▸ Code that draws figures
#####

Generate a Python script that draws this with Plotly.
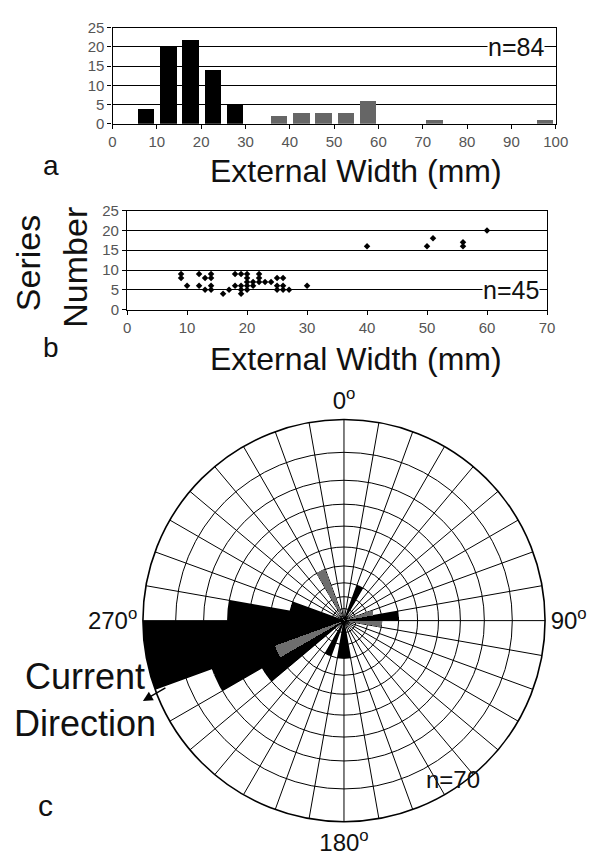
import plotly.graph_objects as go

W, H = 594, 857

# ---------------- data ----------------
# panel a: histogram of external width (5 mm bins)
hist_black_centers = [7.5, 12.5, 17.5, 22.5, 27.5]
hist_black_counts = [4, 20, 22, 14, 5]
hist_grey_centers = [37.5, 42.5, 47.5, 52.5, 57.5, 72.5, 97.5]
hist_grey_counts = [2, 3, 3, 3, 6, 1, 1]

# panel b: series number vs external width
scatter_width = [9, 9, 10, 12, 12, 13, 13, 14, 14, 14, 14, 16, 17, 18, 19, 18, 19, 19, 19,
                 20, 20, 20, 20, 20, 21, 21, 22, 22, 22, 23, 24, 25, 26, 25, 25, 26, 26, 27,
                 30, 40, 50, 51, 56, 56, 60]
scatter_series = [9, 8, 6, 9, 6, 8, 5, 9, 8, 6, 5, 4, 5, 9, 9, 6, 6, 5, 4,
                  9, 8, 7, 6, 5, 7, 6, 9, 8, 7, 7, 7, 8, 8, 6, 5, 6, 5, 5,
                  6, 16, 16, 18, 17, 16, 20]

# panel c: rose diagram (radius read as fraction of outer circle)
ring_levels = [0.06, 0.119, 0.188, 0.272, 0.366, 0.47, 0.579, 0.698, 0.837, 1.0]
rose_black_theta = [25, 85, 175, 185, 205, 235, 245, 255, 265, 275, 285]
rose_black_r = [0.188, 0.272, 0.188, 0.188, 0.188, 0.47, 0.698, 1.0, 1.0, 0.579, 0.272]
rose_grey_theta = [75, 95, 245, 335]
rose_grey_r = [0.15, 0.188, 0.366, 0.272]

angle_ticks = list(range(0, 360, 10))
angle_labels = {0: "0<sup>o</sup>", 90: "90<sup>o</sup>", 180: "180<sup>o</sup>", 270: "270<sup>o</sup>"}

FONT = "Liberation Sans, Arial, sans-serif"
TICKFONT = dict(family="Liberation Sans Narrow, Arial Narrow, Liberation Sans, Arial", size=15, color="#555")


def px(x, y):
    return x / W, 1 - y / H


fig = go.Figure()

fig.add_trace(go.Bar(x=hist_black_centers, y=hist_black_counts, width=3.7,
                     marker=dict(color="black", line=dict(width=0)), xaxis="x", yaxis="y"))
fig.add_trace(go.Bar(x=hist_grey_centers, y=hist_grey_counts, width=3.7,
                     marker=dict(color="#666666", line=dict(width=0)), xaxis="x", yaxis="y"))

fig.add_trace(go.Scatter(x=scatter_width, y=scatter_series, mode="markers",
                         marker=dict(color="black", size=5, symbol="diamond"),
                         xaxis="x2", yaxis="y2"))

fig.add_trace(go.Barpolar(theta=rose_black_theta, r=rose_black_r, width=10,
                          marker=dict(color="black", line=dict(width=0)), subplot="polar"))
fig.add_trace(go.Barpolar(theta=rose_grey_theta, r=rose_grey_r, width=10,
                          marker=dict(color="#6e6e6e", line=dict(width=0)), subplot="polar"))

axis_common = dict(showline=True, linecolor="black", linewidth=1.2, mirror=True,
                   ticks="outside", ticklen=4, tickcolor="black", tickfont=TICKFONT,
                   zeroline=False)

xa0, ya1 = px(111.7, 19)
xa1, ya0 = px(568, 117)
xb0, yb1 = px(126.7, 205.7)
xb1, yb0 = px(559, 306.7)
pc0x, pc1y = px(350 - 207, 624 - 207)
pc1x, pc0y = px(350 + 207, 624 + 207)

fig.update_layout(
    width=W, height=H, margin=dict(l=0, r=0, t=0, b=0),
    paper_bgcolor="white", plot_bgcolor="white", showlegend=False,
    bargap=0, barmode="overlay",
    xaxis=dict(domain=[xa0, xa1], range=[0, 100], dtick=10, showgrid=False, anchor="y", **axis_common),
    yaxis=dict(domain=[ya0, ya1], range=[0, 25], dtick=5, showgrid=True, gridcolor="black",
               gridwidth=1.2, anchor="x", **axis_common),
    xaxis2=dict(domain=[xb0, xb1], range=[0, 70], dtick=10, showgrid=False, anchor="y2", **axis_common),
    yaxis2=dict(domain=[yb0, yb1], range=[0, 25], dtick=5, showgrid=True, gridcolor="black",
                gridwidth=1.2, anchor="x2", **axis_common),
    polar=dict(
        domain=dict(x=[pc0x, pc1x], y=[pc0y, pc1y]),
        bgcolor="white", barmode="overlay",
        angularaxis=dict(rotation=90, direction="clockwise", tickvals=angle_ticks,
                         ticktext=[angle_labels.get(a, "") for a in angle_ticks],
                         tickfont=dict(family=FONT, size=24, color="#111"),
                         showgrid=True, gridcolor="black", gridwidth=1.2,
                         showline=True, linecolor="black", linewidth=1.6, ticks="",
                         layer="below traces"),
        radialaxis=dict(range=[0, 1], tickvals=ring_levels, showticklabels=False,
                        showgrid=True, gridcolor="black", gridwidth=1.2,
                        showline=False, ticks="", layer="below traces"),
    ),
)

annots = []


def add_text(text, x, y, size, xanchor="center", textangle=0):
    ax_, ay_ = px(x, y)
    annots.append(dict(text=text, x=ax_, y=ay_, xref="paper", yref="paper", showarrow=False,
                       xanchor=xanchor, yanchor="middle", textangle=textangle,
                       font=dict(family=FONT, size=size, color="#111")))


add_text("External Width (mm)", 362, 165, 32)
add_text("External Width (mm)", 362, 357, 32)
add_text("a", 48, 160, 28)
add_text("b", 48, 345, 28)
add_text("c", 43, 813, 30)
add_text("Series", 25, 259, 34, textangle=-90)
add_text("Number", 73, 263, 34, textangle=-90)
add_text("Current<br>Direction", 8, 705, 36, xanchor="left")
add_text("n=70", 462, 786, 24)

# n labels sit on the gridlines of panels a and b
annots.append(dict(text="n=84", x=91, y=20, xref="x", yref="y", showarrow=False,
                   font=dict(family=FONT, size=25, color="#111"), bgcolor="white",
                   borderpad=0))
annots.append(dict(text="n=45", x=64, y=5, xref="x2", yref="y2", showarrow=False,
                   font=dict(family=FONT, size=25, color="#111"), bgcolor="white",
                   borderpad=0))

hx, hy = px(143, 706)
annots.append(dict(text="", x=hx, y=hy, xref="paper", yref="paper", showarrow=True,
                   ax=24, ay=-14, arrowhead=2, arrowsize=1.3, arrowwidth=1.5,
                   arrowcolor="black"))

fig.update_layout(annotations=annots)

fig.write_html("out.html", config={"displayModeBar": False},
               post_script="document.body.style.margin='0px';")
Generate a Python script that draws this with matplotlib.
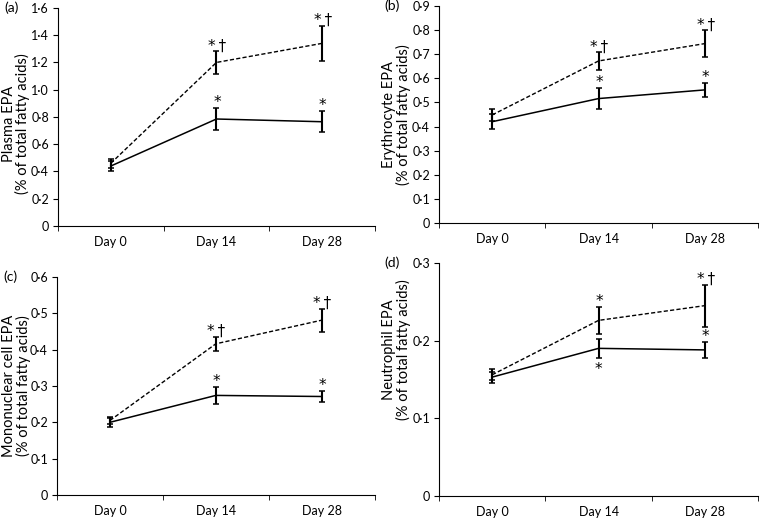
import matplotlib.pyplot as plt
import numpy as np

plt.rcParams['font.family'] = ['Lato', 'DejaVu Sans']

days = ["Day 0", "Day 14", "Day 28"]

# (a) plasma
plasma_dash = [0.46, 1.20, 1.34]
plasma_dash_err = [0.035, 0.083, 0.13]
plasma_solid = [0.44, 0.785, 0.765]
plasma_solid_err = [0.04, 0.08, 0.078]

# (b) erythrocyte
ery_dash = [0.448, 0.672, 0.744]
ery_dash_err = [0.025, 0.037, 0.055]
ery_solid = [0.42, 0.516, 0.552]
ery_solid_err = [0.03, 0.043, 0.03]

# (c) mononuclear cell
mono_dash = [0.205, 0.416, 0.481]
mono_dash_err = [0.01, 0.02, 0.032]
mono_solid = [0.20, 0.274, 0.271]
mono_solid_err = [0.012, 0.023, 0.015]

# (d) neutrophil
neut_dash = [0.156, 0.226, 0.245]
neut_dash_err = [0.007, 0.017, 0.027]
neut_solid = [0.153, 0.19, 0.188]
neut_solid_err = [0.007, 0.012, 0.01]

# significance marks: (day index, series, text, above/below)
marks_a = [(1, "d", "*\u2009\u2020", 1), (2, "d", "*\u2009\u2020", 1), (1, "s", "*", 1), (2, "s", "*", 1)]
marks_b = marks_a
marks_c = marks_a
marks_d = [(1, "d", "*", 1), (2, "d", "*\u2009\u2020", 1), (1, "s", "*", -1), (2, "s", "*", 1)]


def fmt(v):
    if abs(v) < 1e-9:
        return "0"
    return ("%.1f" % v).replace(".", "\u00b7")


def panel(ax, label, ylabel, dash, dash_err, solid, solid_err, ymax, step, marks, lab_pos):
    x = np.arange(len(days))
    ax.errorbar(x, solid, yerr=solid_err, color="black", lw=1.1, capsize=2.2,
                elinewidth=1.5, capthick=1.1)
    ax.errorbar(x, dash, yerr=dash_err, color="black", lw=1.0, ls=(0, (3, 1.6)),
                capsize=2.2, elinewidth=1.5, capthick=1.1)
    ax.set_xlim(-0.5, 2.5)
    ax.set_ylim(0, ymax)
    ticks = np.arange(0, ymax + step / 2, step)
    ax.set_yticks(ticks)
    ax.set_yticklabels([fmt(t) for t in ticks])
    ax.set_xticks(x)
    ax.set_xticklabels(days)
    ax.set_xticks([-0.5, 0.5, 1.5, 2.5], minor=True)
    ax.tick_params(axis="x", which="major", length=0, pad=7, labelsize=9)
    ax.tick_params(axis="x", which="minor", length=3.5, direction="out")
    ax.tick_params(axis="y", length=3.5, labelsize=9, pad=3)
    for s in ["top", "right"]:
        ax.spines[s].set_visible(False)
    ax.set_ylabel(ylabel, fontsize=10.5, linespacing=0.95, va="center")
    ax.yaxis.set_label_coords(*lab_pos)
    for i, ser, txt, side in marks:
        vals, errs = (dash, dash_err) if ser == "d" else (solid, solid_err)
        if side > 0:
            ax.annotate(txt, (i, vals[i] + errs[i]), xytext=(0.5, 0.5), textcoords="offset points",
                        ha="center", va="baseline", fontsize=11, family="DejaVu Sans")
        else:
            ax.annotate(txt, (i, vals[i] - errs[i]), xytext=(0, -3), textcoords="offset points",
                        ha="center", va="top", fontsize=11, family="DejaVu Sans")
    ax.text(-0.17, 1.0, label, transform=ax.transAxes, fontsize=10, va="center")


fig = plt.figure(figsize=(7.6, 5.18), dpi=100)
ax_a = fig.add_axes([0.0763, 0.5637, 0.417, 0.421])
ax_b = fig.add_axes([0.5776, 0.5695, 0.42, 0.419])
ax_c = fig.add_axes([0.075, 0.0444, 0.418, 0.421])
ax_d = fig.add_axes([0.5776, 0.0425, 0.42, 0.45])

panel(ax_a, "(a)", "Plasma EPA\n(% of total fatty acids)", plasma_dash, plasma_dash_err,
      plasma_solid, plasma_solid_err, 1.6, 0.2, marks_a, (-0.132, 0.47))
panel(ax_b, "(b)", "Erythrocyte EPA\n(% of total fatty acids)", ery_dash, ery_dash_err,
      ery_solid, ery_solid_err, 0.9, 0.1, marks_b, (-0.133, 0.5))
panel(ax_c, "(c)", "Mononuclear cell EPA\n(% of total fatty acids)", mono_dash, mono_dash_err,
      mono_solid, mono_solid_err, 0.6, 0.1, marks_c, (-0.127, 0.5))
panel(ax_d, "(d)", "Neutrophil EPA\n(% of total fatty acids)", neut_dash, neut_dash_err,
      neut_solid, neut_solid_err, 0.3, 0.1, marks_d, (-0.133, 0.627))

fig.savefig("out.png", dpi=100)
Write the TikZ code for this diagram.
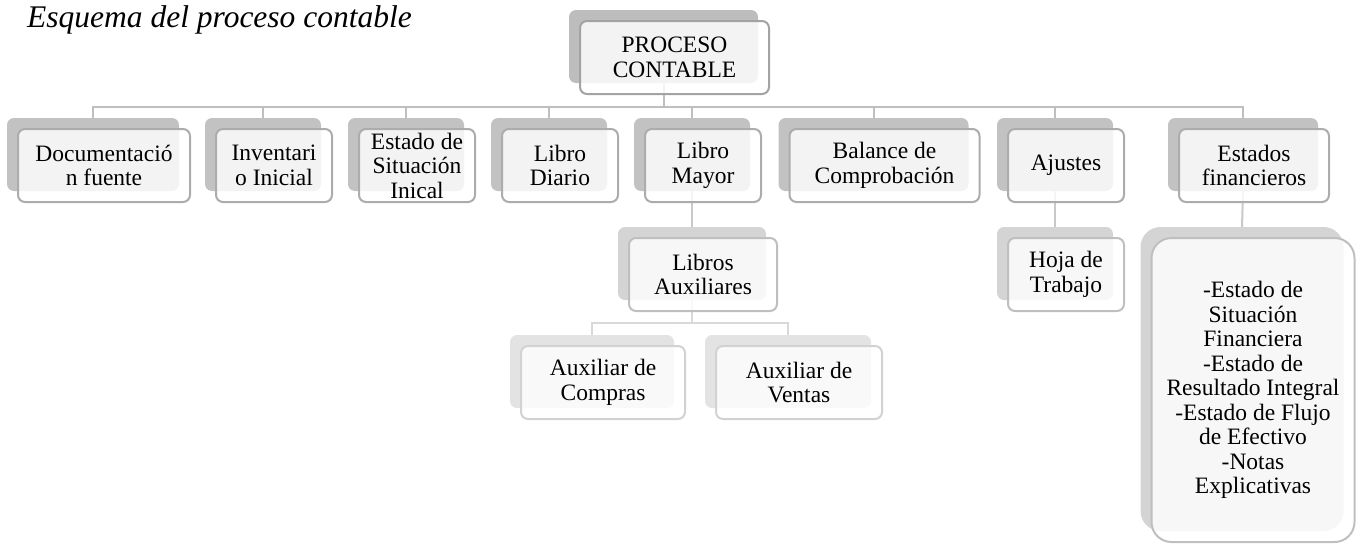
\documentclass[tikz,border=0pt]{standalone}
\usepackage{fontspec}
\setmainfont{Liberation Serif}
\usetikzlibrary{backgrounds}
\tikzset{
  bb/.style={fill=#1, draw=none, inner sep=0pt},
  fb/.style={fill=white, fill opacity=0.82, text opacity=1, draw=#1, line width=2pt,
    align=center, inner sep=0pt, text=black, font=\fontsize{23.5}{24.5}\selectfont},
  conn/.style={draw=#1, line width=2pt},
}
% name, cx, top, w, h, backcolor, bordercolor, radius, text
\newcommand\pairbox[9]{%
  \begin{scope}[on background layer]
    \node[bb=#6, rounded corners=#8pt, minimum width=#4pt, minimum height=#5pt] (#1-b) at (#2, #3+#5/2) {};
  \end{scope}
  \node[fb=#7, rounded corners=#8pt, minimum width=#4pt, minimum height=#5pt] (#1) at (#2+11, #3+#5/2+11) {#9};
}
\begin{document}
\begin{tikzpicture}[x=1pt,y=-1pt]
\useasboundingbox (0,0) rectangle (1365,544);
\node[anchor=base west, inner sep=0pt, font=\fontsize{31.5}{36}\selectfont\itshape] (title) at (27,27) {Esquema del proceso contable};

\pairbox{root}{663.5}{10}{189}{73}{gray!52}{gray!72}{7}{PROCESO\\CONTABLE}

\pairbox{doc}{93}{118}{172}{73}{gray!48}{gray!65}{7}{Documentació\\n fuente}
\pairbox{inv}{263}{118}{116}{73}{gray!48}{gray!65}{7}{Inventari\\o Inicial}
\pairbox{esi}{406}{118}{116}{73}{gray!48}{gray!65}{7}{Estado de\\Situación\\Inical}
\pairbox{ldi}{549}{118}{116}{73}{gray!48}{gray!65}{7}{Libro\\Diario}
\pairbox{lma}{692}{118}{116}{73}{gray!48}{gray!65}{7}{Libro\\Mayor}
\pairbox{bal}{873.5}{118}{190}{73}{gray!48}{gray!65}{7}{Balance de\\Comprobación}
\pairbox{aju}{1055}{118}{116}{73}{gray!48}{gray!65}{7}{Ajustes}
\pairbox{est}{1243}{118}{150}{73}{gray!48}{gray!65}{7}{Estados\\financieros}

\pairbox{lau}{692}{227}{148}{73}{gray!34}{gray!50}{7}{Libros\\Auxiliares}
\pairbox{hoj}{1055}{227}{116}{73}{gray!34}{gray!50}{7}{Hoja de\\Trabajo}
\pairbox{big}{1242}{227}{203}{304}{gray!34}{gray!50}{20}{-Estado de\\Situación\\Financiera\\-Estado de\\Resultado Integral\\-Estado de Flujo\\de Efectivo\\-Notas\\Explicativas}

\pairbox{com}{592}{335}{164}{73}{gray!22}{gray!35}{7}{Auxiliar de\\Compras}
\pairbox{ven}{788}{335}{166}{73}{gray!22}{gray!35}{7}{Auxiliar de\\Ventas}

\begin{scope}[on background layer]
  \coordinate (bus1) at (0,107);
  \coordinate (bus2) at (0,323);
  \draw[conn=gray!50] (root-b.south) -- (root-b.south |- bus1);
  \draw[conn=gray!50, line cap=rect] (doc-b.north |- bus1) -- (est-b.north |- bus1);
  \foreach \n in {doc,inv,esi,ldi,lma,bal,aju,est}{
    \draw[conn=gray!50] (\n-b.north |- bus1) -- (\n-b.north);
  }
  \draw[conn=gray!42] (lma-b.south) -- (lau-b.north);
  \draw[conn=gray!42] (aju-b.south) -- (hoj-b.north);
  \draw[conn=gray!42] (est-b.south) -- (big-b.north);
  \draw[conn=gray!30] (lau-b.south) -- (lau-b.south |- bus2);
  \draw[conn=gray!30, line cap=rect] (com-b.north |- bus2) -- (ven-b.north |- bus2);
  \draw[conn=gray!30] (com-b.north |- bus2) -- (com-b.north);
  \draw[conn=gray!30] (ven-b.north |- bus2) -- (ven-b.north);
\end{scope}
\end{tikzpicture}
\end{document}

#####

▸ Given request
Your answer should be a single number: how many lines in the data above include "diagram"?

▸ Solution to the problem
2